For the first time in decades, patients with treatment-resistant OCD have multiple scientifically grounded pathways to explore beyond increasing their SSRI dose. None of these treatments is a guaranteed cure, and patients should approach emerging therapies with informed caution rather than desperate hope. The most effective path forward for most people will involve working with a psychiatrist who is current on the glutamate research, willing to consider off-label options where evidence supports them, and skilled in combining pharmacological and behavioral approaches. OCD treatment is no longer a one-size-fits-all proposition, and that complexity, while daunting, is ultimately a sign of progress.
Frequently Asked Questions
What is troriluzole and how does it differ from SSRIs for OCD?

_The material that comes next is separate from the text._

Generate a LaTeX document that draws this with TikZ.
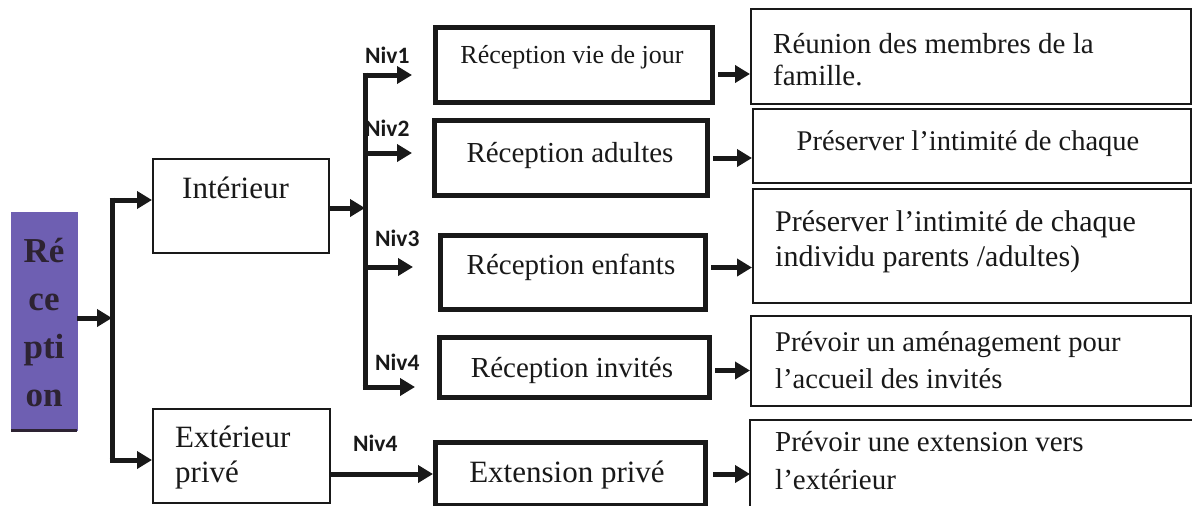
\documentclass[tikz,border=0pt]{standalone}
\usepackage{fontspec}
\setmainfont{Liberation Serif}
\newfontfamily\nivfont{Carlito}
\usetikzlibrary{arrows.meta}
\definecolor{recpurple}{RGB}{110,95,178}
\definecolor{recdark}{RGB}{45,35,50}
\definecolor{ink}{RGB}{25,25,25}
\tikzset{
  bx/.style={draw=ink, line width=1.8pt, fill=white, inner sep=0pt, anchor=north west},
  thickbx/.style={draw=ink, line width=5pt, fill=white, inner sep=0pt, anchor=north west},
  conn/.style={draw=ink, line width=5pt},
  arr/.style={draw=ink, line width=5pt, -{Triangle[length=15pt,width=17pt]}},
  niv/.style={font=\nivfont\bfseries\fontsize{23.5}{24}\selectfont, text=ink, inner sep=0pt, anchor=base west},
  lbl/.style={inner sep=0pt, anchor=base west, text=ink},
  ctr/.style={inner sep=0pt, anchor=base, text=ink},
}
\begin{document}
\begin{tikzpicture}[x=1pt,y=-1pt]
\useasboundingbox (0,0) rectangle (1192,506);
\clip (0,0) rectangle (1192,506);
\fill[white] (0,0) rectangle (1192,506);

% Réception
\node[fill=recpurple, draw=recpurple, minimum width=66pt, minimum height=218pt, inner sep=0pt, anchor=north west] (rec) at (11,212) {};
\draw[recdark, line width=2.5pt] (rec.south west) -- (rec.south east);
\node[ctr, font=\bfseries\fontsize{35}{48}\selectfont, text=recdark, align=center, anchor=north] (rect) at (44,238) {Ré\\ce\\pti\\on};

% level 1 boxes
\node[bx, minimum width=176pt, minimum height=94pt] (int) at (152,158) {};
\node[lbl, font=\fontsize{31}{36}\selectfont] (intt) at (182,198) {Intérieur};
\node[bx, minimum width=177pt, minimum height=94pt] (ext) at (152,408) {};
\node[lbl, font=\fontsize{31}{36}\selectfont] (extt1) at (175,447) {Extérieur};
\node[lbl, font=\fontsize{31}{36}\selectfont] (extt2) at (175,482) {privé};

% level 2 boxes
\node[thickbx, minimum width=277pt, minimum height=75pt] (rvj) at (433,25) {};
\node[ctr, font=\fontsize{26}{30}\selectfont] (rvjt) at (572,63) {Réception vie de jour};
\node[thickbx, minimum width=273pt, minimum height=75pt] (rad) at (432,118) {};
\node[ctr, font=\fontsize{29}{30}\selectfont] (radt) at (570,162) {Réception adultes};
\node[thickbx, minimum width=265pt, minimum height=74pt] (ren) at (438,233) {};
\node[ctr, font=\fontsize{29}{30}\selectfont] (rent) at (571,274) {Réception enfants};
\node[thickbx, minimum width=270pt, minimum height=60pt] (rin) at (437,335) {};
\node[ctr, font=\fontsize{29}{30}\selectfont] (rint) at (572,377) {Réception invités};
\node[thickbx, minimum width=270pt, minimum height=63pt] (rex) at (433,440) {};
\node[ctr, font=\fontsize{31}{30}\selectfont] (rext) at (567,482) {Extension privé};

% level 3 boxes
\node[bx, minimum width=440pt, minimum height=95pt] (ba) at (750,8) {};
\node[lbl, font=\fontsize{29}{32}\selectfont, align=left, anchor=north west] (bat) at (773,33) {Réunion des membres de la\\famille.};
\node[bx, minimum width=438pt, minimum height=74pt] (bb) at (752,108) {};
\node[ctr, font=\fontsize{28.5}{32}\selectfont] (bbt) at (968,150) {Préserver l’intimité de chaque};
\node[bx, minimum width=438pt, minimum height=114pt] (bc) at (752,188) {};
\node[lbl, font=\fontsize{30}{35}\selectfont, align=left, anchor=north west] (bct) at (775,210) {Préserver l’intimité de chaque\\individu parents /adultes)};
\node[bx, minimum width=440pt, minimum height=90pt] (bd) at (750,315) {};
\node[lbl, font=\fontsize{28.6}{37}\selectfont, align=left, anchor=north west] (bdt) at (775,331) {Prévoir un aménagement pour\\l’accueil des invités};
\node[inner sep=0pt, minimum width=442pt, minimum height=100pt, anchor=north west] (be) at (750,420) {};
\draw[ink, line width=1.8pt] (be.south west) -- (be.north west) -- (be.north east);
\node[lbl, font=\fontsize{29}{38}\selectfont, align=left, anchor=north west] (bet) at (775,431) {Prévoir une extension vers\\l’extérieur};

% Niv labels
\node[niv] (n1) at (365,63) {Niv1};
\node[niv] (n2) at (365,136) {Niv2};
\node[niv] (n3) at (375,246) {Niv3};
\node[niv] (n4) at (375,370) {Niv4};
\node[niv] (n5) at (353,451) {Niv4};

% bus 1
\coordinate (b1t) at (112,200);
\coordinate (b1b) at (112,460);
\coordinate (b1m) at (112,318);
\draw[conn] ([yshift=2.5pt]b1t) -- ([yshift=-2.5pt]b1b);
\draw[arr] (rec.east |- b1m) -- (b1m);
\draw[arr] ([xshift=-2.5pt]b1t) -- (b1t -| int.west);
\draw[arr] ([xshift=-2.5pt]b1b) -- (b1b -| ext.west);

% bus 2
\coordinate (b2t) at (365,75);
\coordinate (b2b) at (365,387);
\coordinate (b2j) at (365,208);
\coordinate (b2c) at (365,153);
\coordinate (b2d) at (365,267);
\draw[conn] ([yshift=2.5pt]b2t) -- ([yshift=-2.5pt]b2b);
\draw[arr] (int.east |- b2j) -- (b2j);
\draw[arr, shorten >=21pt] ([xshift=-2.5pt]b2t) -- (b2t -| rvj.west);
\draw[arr, shorten >=20pt] (b2c) -- (b2c -| rad.west);
\draw[arr, shorten >=25pt] (b2d) -- (b2d -| ren.west);
\draw[arr, shorten >=22pt] ([xshift=-2.5pt]b2b) -- (b2b -| rin.west);

% exterior to extension
\draw[arr] (ext.east |- rex.west) -- (rex.west);

% level 2 -> level 3
\draw[arr, shorten <=3pt] ([yshift=-9pt]rvj.east) -- ([yshift=-9pt]rvj.east -| ba.west);
\draw[arr, shorten <=3pt] (rad.east) -- (rad.east -| bb.west);
\draw[arr, shorten <=3pt] ([yshift=5pt]ren.east) -- ([yshift=5pt]ren.east -| bc.west);
\draw[arr, shorten <=3pt] ([yshift=-3pt]rin.east) -- ([yshift=-3pt]rin.east -| bd.west);
\draw[arr, shorten <=5pt] (rex.east) -- (rex.east -| be.west);
\end{tikzpicture}
\end{document}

Troriluzole (BHV-4157) is a glutamate-modulating drug developed by Biohaven Pharmaceuticals. Unlike SSRIs, which target serotonin, troriluzole regulates glutamate, a completely different neurotransmitter system. Phase III trial results presented at the 2021 American Psychiatric Association meeting showed it was effective as adjunctive therapy for OCD patients with inadequate response to current treatment. It is not yet FDA-approved for OCD.
What percentage of OCD patients do not respond to SSRIs?
Approximately 40 to 60 percent of OCD patients do not respond adequately to SSRIs as monotherapy. This is a well-documented treatment gap that has driven research into alternative mechanisms of action, particularly glutamate-targeting medications.
Is ketamine approved for treating OCD?
No. IV ketamine for OCD remains off-label and experimental. It has shown preliminary efficacy in randomized controlled trials when added to SSRIs, and clinicians are combining it with Exposure and Response Prevention therapy during the 24-to-72-hour neuroplastic window following infusion. However, it is not FDA-approved for this use.
What glutamate-targeting drugs are currently available for off-label OCD use?
Several glutamatergic medications are already available for other conditions and can be prescribed off-label. These include memantine (approved for Alzheimer’s disease), NAC (available as a supplement), riluzole (approved for ALS), lamotrigine (approved for epilepsy and bipolar disorder), and topiramate (approved for epilepsy and migraine). A 2025 JAMA Network Open meta-analysis found these medications produced significant OCD symptom reduction with minimal side effects.
Is deep TMS FDA-approved for OCD?
Yes. Deep transcranial magnetic stimulation is FDA-cleared for OCD, making it one of the few non-pharmacological treatment options with regulatory approval. It requires multiple sessions per week over several weeks and is available at specialized clinics, though insurance coverage varies.
Are psilocybin studies for OCD showing results yet?
Controlled studies are underway at institutions including the Yale OCD Research Clinic, testing single 25-milligram doses and repeated dosing protocols against placebo. Previous uncontrolled research suggested benefit, but no completed controlled study results have been published yet. Patients should wait for rigorous data before drawing conclusions.